143 Millionen Euro im Jahr

Die Importe und die vielfältigen Auswirkungen des „Narcoterrorismus“ auf die Gesellschaft waren auch Thema bei der jüngsten Parlamentswahl. Seit Jahren ist das wachsende Problem bekannt. Großprozesse und Morde an Kronzeugen, deren Anwälten und Journalisten sorgten für viel Aufmerksamkeit. Die Niederlande seien längst ein „Narco-Staat“, die Zustände seien „wie in Italien in den 90er Jahren“, wie Kommentatoren wiederholt schrieben.

Wie Kokain wirkt

Kokain berauscht, hat aber schwerwiegende gesundheitliche Folgen. Die Sucht ist eine von vielen Nebenwirkungen.

Die Prävention wuchs parallel dazu zu einem beachtlichen Kostenfaktor heran. Für ein Programm, das 27 Gemeinden dabei helfen soll, Jugendliche zu schützen, fließen allein 82 Millionen Euro im Jahr. Ab 2025 wollen die Niederlande jährlich 143 Millionen Euro in die Prävention von Jugendkriminalität investieren.

Korruption, Folter und Mord

Die Jugendlichen werden von den Bossen nicht nur als Konsumenten und Dealer rekrutiert. Sie werden massenweise auch als „Extraktoren“ herangezogen, Jugendliche, die ins Hafengebiet eindringen, um an den Terminals die geschmuggelten Drogen abzufangen.

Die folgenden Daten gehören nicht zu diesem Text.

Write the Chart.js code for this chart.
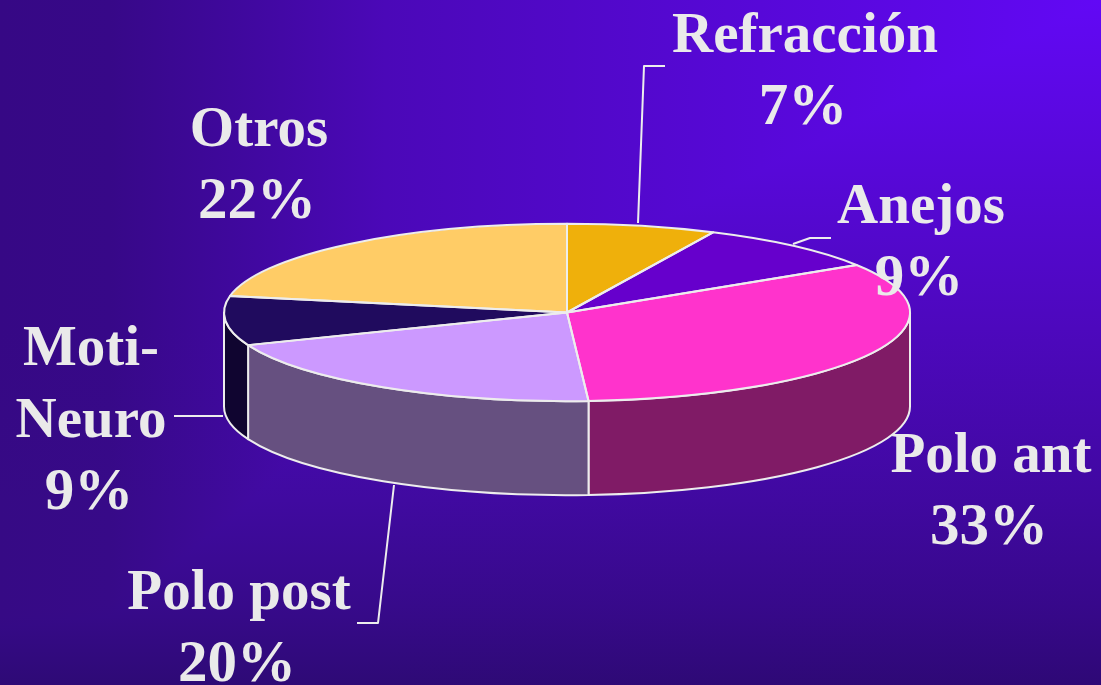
<!DOCTYPE html>
<html><head><meta charset="utf-8">
<script src="https://cdn.jsdelivr.net/npm/chart.js@4"></script>
<style>
html,body{margin:0;padding:0;width:1101px;height:685px;overflow:hidden}
#bg{position:absolute;left:0;top:0;width:1101px;height:685px;
background-image:linear-gradient(to right,#360a85 0%,#370a88 10%,#3f0a9c 21%,#4b0ab8 35%,#6208f5 100%),linear-gradient(to bottom,#6208f5 0%,#4d08bd 48%,#400aa0 73%,#360a88 90%,#2e0a76 100%);
background-blend-mode:darken}
canvas{position:absolute;left:0;top:0}
</style></head>
<body><div id="bg"></div><canvas id="c" width="1101" height="685"></canvas>
<script>
const categories = ["Refracción","Anejos","Polo ant","Polo post","Moti-\nNeuro","Otros"];
const values = [7,9,33,20,9,22];
const topColors = ["#EFB00B","#6600CC","#FF33CC","#CC99FF","#200B5E","#FFCC66"];
const sideColors = ["#78580A","#330066","#801B66","#665080","#100530","#806633"];
const labelCenters = [[805,52],[921,223],[991,472],[239,609],[91,365],[259,146]];
const leaders = [
 [[638,223],[644,66],[665,66]],
 [[793,244],[810,238],[831,238]],
 [[394,485],[378,623],[357,623]],
 [[223,416],[174,416]]
];
const SQUASH = 88.5/342.5, CENTER_Y = 312.5, DEPTH = 94, LINE = 72;
const INK = "#EAEAEA";

const pie3d = {
  id:"pie3d",
  beforeDatasetsDraw(chart){
    const ctx = chart.ctx, arcs = chart.getDatasetMeta(0).data;
    ctx.save();
    ctx.strokeStyle = "#EDEDED"; ctx.lineWidth = 2; ctx.lineJoin = "round";
    arcs.forEach((a,i)=>{
      const s = Math.max(a.startAngle,0), e = Math.min(a.endAngle,Math.PI);
      if (e <= s) return;
      const rx = a.outerRadius+0.5, ry = rx*SQUASH;
      ctx.beginPath();
      ctx.ellipse(a.x,CENTER_Y,rx,ry,0,s,e,false);
      ctx.ellipse(a.x,CENTER_Y+DEPTH,rx,ry,0,e,s,true);
      ctx.closePath();
      ctx.fillStyle = sideColors[i];
      ctx.fill(); ctx.stroke();
    });
    ctx.restore();
    ctx.save();
    const cy = arcs[0].y;
    ctx.translate(0,CENTER_Y);
    ctx.scale(1,SQUASH);
    ctx.translate(0,-cy);
  },
  afterDatasetsDraw(chart){
    const ctx = chart.ctx, arcs = chart.getDatasetMeta(0).data;
    ctx.restore();
    ctx.save();
    ctx.strokeStyle = "#EDEDED"; ctx.lineWidth = 2; ctx.lineJoin = "round";
    arcs.forEach(a=>{
      const rx = a.outerRadius+0.5, ry = rx*SQUASH;
      ctx.beginPath();
      ctx.moveTo(a.x,CENTER_Y);
      ctx.ellipse(a.x,CENTER_Y,rx,ry,0,a.startAngle,a.endAngle,false);
      ctx.closePath();
      ctx.stroke();
    });
    leaders.forEach(pts=>{
      ctx.beginPath();
      pts.forEach((p,j)=> j?ctx.lineTo(p[0],p[1]):ctx.moveTo(p[0],p[1]));
      ctx.stroke();
    });
    ctx.fillStyle = INK;
    ctx.textAlign = "center"; ctx.textBaseline = "alphabetic";
    categories.forEach((c,i)=>{
      const names = c.split("\n");
      const [x,y] = labelCenters[i];
      ctx.font = "bold 57px 'Liberation Serif'";
      names.forEach((t,j)=>ctx.fillText(t,x,y+j*LINE));
      ctx.font = "bold 59px 'Liberation Serif'";
      ctx.fillText(values[i]+"%",x-2,y+names.length*LINE);
    });
    ctx.restore();
  }
};

new Chart(document.getElementById("c"),{
  type:"pie",
  data:{labels:categories,datasets:[{data:values,backgroundColor:topColors,borderWidth:0,clip:false}]},
  options:{
    responsive:false,animation:false,
    layout:{padding:{left:33,right:0,top:0,bottom:0}},
    plugins:{legend:{display:false},tooltip:{enabled:false}}
  },
  plugins:[pie3d]
});
</script></body></html>
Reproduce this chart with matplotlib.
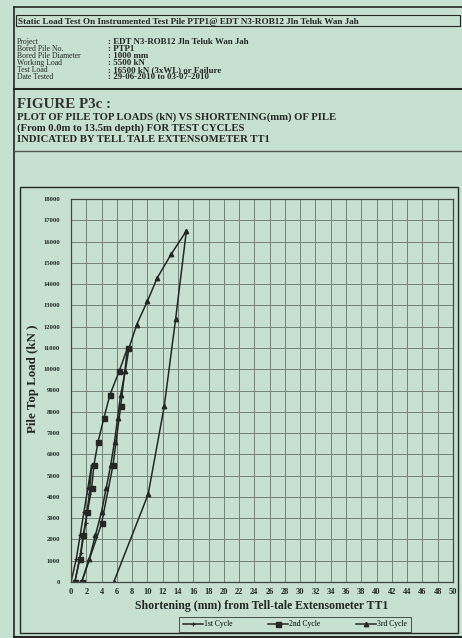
import matplotlib
matplotlib.use("Agg")
import matplotlib.pyplot as plt
from matplotlib.lines import Line2D
from matplotlib.patches import Rectangle

# load (kN) vs shortening (mm)
c1_short = [0.0, 0.7, 1.2, 1.7, 2.2, 2.7, 2.4, 1.9, 1.3, 0.5]
c1_load = [0, 1100, 2200, 3300, 4400, 5500, 4125, 2750, 1375, 0]

c2_short = [0.5, 1.15, 1.6, 2.15, 2.7, 3.0, 3.55, 4.3, 5.1, 6.3, 7.4, 6.5, 5.5, 4.0, 1.4]
c2_load = [0, 1100, 2200, 3300, 4400, 5500, 6600, 7700, 8800, 9900, 11000, 8250, 5500, 2750, 0]

c3_short = [1.4, 2.4, 3.2, 4.0, 4.6, 5.2, 5.7, 6.1, 6.5, 7.1, 7.6, 8.6, 10.0, 11.3, 13.1, 15.1,
            13.7, 12.2, 10.1, 5.6]
c3_load = [0, 1100, 2200, 3300, 4400, 5500, 6600, 7700, 8800, 9900, 11000, 12100, 13200, 14300,
           15400, 16500, 12375, 8250, 4125, 0]

x_ticks = list(range(0, 51, 2))
y_ticks = list(range(0, 18001, 1000))

info_keys = ["Project", "Bored Pile No.", "Bored Pile Diameter", "Working Load", "Test Load", "Date Tested"]
info_vals = [": EDT N3-ROB12 Jln Teluk Wan Jah", ": PTP1", ": 1000 mm", ": 5500 kN",
             ": 16500 kN (3xWL) or Failure", ": 29-06-2010 to 03-07-2010"]

bg = "#c6e1cf"
ink = "#262626"
W, H = 462, 638

plt.rcParams["font.family"] = ["Liberation Serif", "DejaVu Serif"]

fig = plt.figure(figsize=(W / 100, H / 100), dpi=100)
fig.patch.set_facecolor(bg)


def px(x, y):
    return x / W, 1 - y / H


def hline(x0, x1, y, lw=1.0, color=ink):
    fig.add_artist(Line2D([x0 / W, x1 / W], [1 - y / H, 1 - y / H], lw=lw, color=color))


def vline(x, y0, y1, lw=1.0, color=ink):
    fig.add_artist(Line2D([x / W, x / W], [1 - y0 / H, 1 - y1 / H], lw=lw, color=color))


# page border
hline(14, W, 7, lw=1.2)
vline(14, 7, H, lw=1.2)
hline(14, W, 637, lw=1.5)

# title box
fig.add_artist(Rectangle(px(16, 26), (W - 18) / W, 11 / H, fill=False, lw=0.8, ec=ink))
fig.text(*px(18, 23.5), "Static Load Test On Instrumented Test Pile PTP1@ EDT N3-ROB12 Jln Teluk Wan Jah",
         fontsize=6.6, fontweight="bold", color=ink, va="baseline")

for i, (k, v) in enumerate(zip(info_keys, info_vals)):
    y = 44 + i * 7.0
    fig.text(*px(17, y), k, fontsize=5.6, color=ink, va="baseline")
    fig.text(*px(108, y), v, fontsize=6.4, fontweight="bold", color=ink, va="baseline")

hline(14, W, 89, lw=1.5)

fig.text(*px(17, 108), "FIGURE P3c :", fontsize=10.8, fontweight="bold", color="#333333", va="baseline")
fig.text(*px(17, 120), "PLOT OF PILE TOP LOADS (kN) VS SHORTENING(mm) OF PILE",
         fontsize=7.7, fontweight="bold", color=ink, va="baseline")
fig.text(*px(17, 131), "(From 0.0m to 13.5m depth) FOR TEST CYCLES",
         fontsize=7.7, fontweight="bold", color=ink, va="baseline")
fig.text(*px(17, 142), "INDICATED BY TELL TALE EXTENSOMETER TT1",
         fontsize=7.7, fontweight="bold", color=ink, va="baseline")

hline(14, W, 151, lw=1.0, color="#555555")

# chart frame
fig.add_artist(Rectangle(px(20, 633), (458 - 20) / W, (633 - 187) / H, fill=False, lw=1.0, ec=ink))

ax = fig.add_axes([71 / W, 1 - 582 / H, (453 - 71) / W, (582 - 199) / H])
ax.set_facecolor(bg)
ax.set_xlim(0, 50)
ax.set_ylim(0, 18000)
ax.set_xticks(x_ticks)
ax.set_yticks(y_ticks)
ax.set_xticklabels([str(v) for v in x_ticks], fontsize=6, fontweight="bold", color=ink)
ax.set_yticklabels([str(v) for v in y_ticks], fontsize=4.8, fontweight="bold", color=ink)
ax.tick_params(axis="y", length=0, pad=8)
ax.tick_params(axis="x", length=0, pad=4)
ax.grid(True, color="#76817a", lw=0.7)
ax.set_axisbelow(True)
for s in ax.spines.values():
    s.set_color("#444444")
    s.set_linewidth(0.9)

ax.plot(c1_short, c1_load, color=ink, lw=1.1, marker="+", ms=3.5, mew=0.9, label="1st Cycle")
ax.plot(c2_short, c2_load, color=ink, lw=1.1, marker="s", ms=3.6, label="2nd Cycle")
ax.plot(c3_short, c3_load, color=ink, lw=1.1, marker="^", ms=3.2, label="3rd Cycle")

ax.set_xlabel("Shortening (mm) from Tell-tale Extensometer TT1", fontsize=8.5, fontweight="bold",
              color=ink, labelpad=3)
ax.set_ylabel("Pile Top Load (kN )", fontsize=9.3, fontweight="bold", color=ink, labelpad=2)
ax.yaxis.set_label_coords(-0.085, 0.53)

leg = fig.legend(loc="center", bbox_to_anchor=((172 + 418) / 2 / W, 1 - 624.5 / H), ncol=3,
                 fontsize=5.5, frameon=True, fancybox=False, edgecolor=ink, facecolor=bg,
                 handlelength=2.6, handletextpad=0.2, columnspacing=4.6, borderpad=0.5)
leg.get_frame().set_linewidth(0.7)

fig.savefig("out.png", dpi=100, facecolor=bg)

Aus Prozessen gegen Drogenkartelle in den Niederlanden weiß man, wie brutal die Gangs vorgehen. Bilder, Videos und Audiofiles zeigten etwa Folter und Morde, auf denen das Milliardengeschäft beruht. Dabei scheint es unerheblich, ob die Opfer aus den Reihen der Kriminellen stammen oder kleine Fische von der Straße sind. Dazu kommen Beschaffungskriminalität, Gewalt, Finanzdelikte und zerstörte Lebenswege. Auch die Korruption in den Häfen, beim Zoll und in der Polizei ist ein Problem. Ohne Hilfe von innen sei der Kokainimport in diesen Mengen nicht möglich, konstatiert auch die Regierung.

Schwieriger Ausblick

Ob die Niederlande mit der Ausweitung ihrer verschiedenen Präventionsprogramme von Justiz, Kinderschutzrat, Bewährungshilfe, Stiftungen und Jugendarbeit Erfolg haben werden, ist unklar. Auch die bisherigen Programme sind noch Gegenstand wissenschaftlicher Auswertung. Frühere Bilanzen bieten wenig Grund für Optimismus.

Im „Top 600“-Programm der Stadt Amsterdam etwa arbeitete ein spezialisiertes Team mit 600 gefährdeten Jugendlichen. Die Ergebnisse ließen nicht auf messbare Ergebnisse schließen. Großangelegte Studien, die auch sozioökonomische Faktoren und Diskriminierung von Minderheiten im Alltag berücksichtigen, sind rar. Man sei nicht naiv, so Bürgermeisterin Dijksma zum „Guardian“, man werde nicht alle retten, doch jeder Einzelne zahle sich aus.